Sunday, October 12, 2014

ARCHITECTURE FOR THE MASSES

George Steinmetz, Prospect Lefferts Gardens, Brooklyn






















While departing New York's JFK Airport, the anxiety to see Moscow from the airplane window grew. I was curious to see those massive residential areas all covered with very similar buildings — a supposed materialization of the communist system where everyone would have the same living conditions.

It was a moment of distraction of what was just in front of me in the plane's window: Brooklyn's massive residential areas all covered with identical buildings. Despite the political/social system, both cities where the materialization of the same treatment towards people seen as masses. The individuality plays a very little role, sometimes even insignificant, in the middle of the repetition of typologies.

This issue resembles Rem Koolhaas' Generic City, but applied in a local scale: among suburbs, they are all suburbs, not much different from each other. And as most parts of contemporary metropolises today are covered with suburbs, maybe it's important to keep this issue in today's architecture agenda. However, to know what architects can do and how far they can go, we first have to address another question: Is the city really a living organism where, in an ideal "state of anarchy", people would appropriate space and transform it according to their own needs?

1 comment:

  1. I am going to start one more time my post with Guy Debord’s notion: ‘‘The right to the city is not merely a right to what already exists, but a right to change it after our heart’s desire’’. Influenced from the last sentence of this post many thoughts were born in my mind, particularly liked one about writing an individual’s rights in the city.
    As cities grow immensely the individual rights are being diminished and underestimated. Cities adapting to the global trend of ‘’designing for the masses’’ cause a loss of familiarity where people are alienated from the public space. Meaning, a public space where a person cannot feel familiar with, cannot adapt.
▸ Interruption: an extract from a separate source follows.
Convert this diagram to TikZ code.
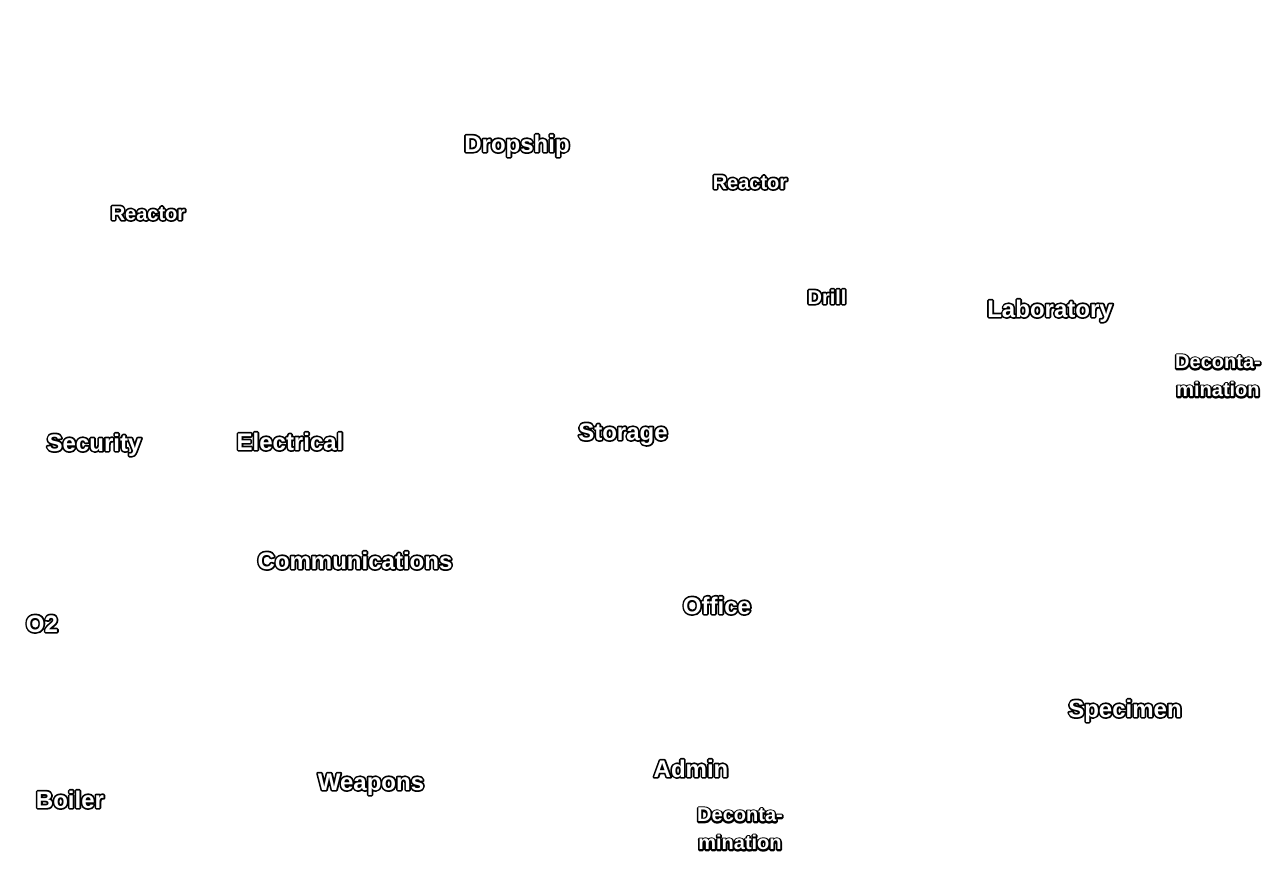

Even the private spaces are designed in that unfamiliar mode (for masses e.g., blocks of flats designed with typical floor plans or similar industrial houses like these in Brooklyn. Are we living like ants? Are we all the same?
    New technological inventions may change that. Sensors in the constructions feel and respond to each person's needs. Transformable design can easily change the space to once will. People cannot change the whole public space, but they can change the square meters of their bedroom. Going one step further, will the biomimicry give the opportunity to people to change the city according to their wills?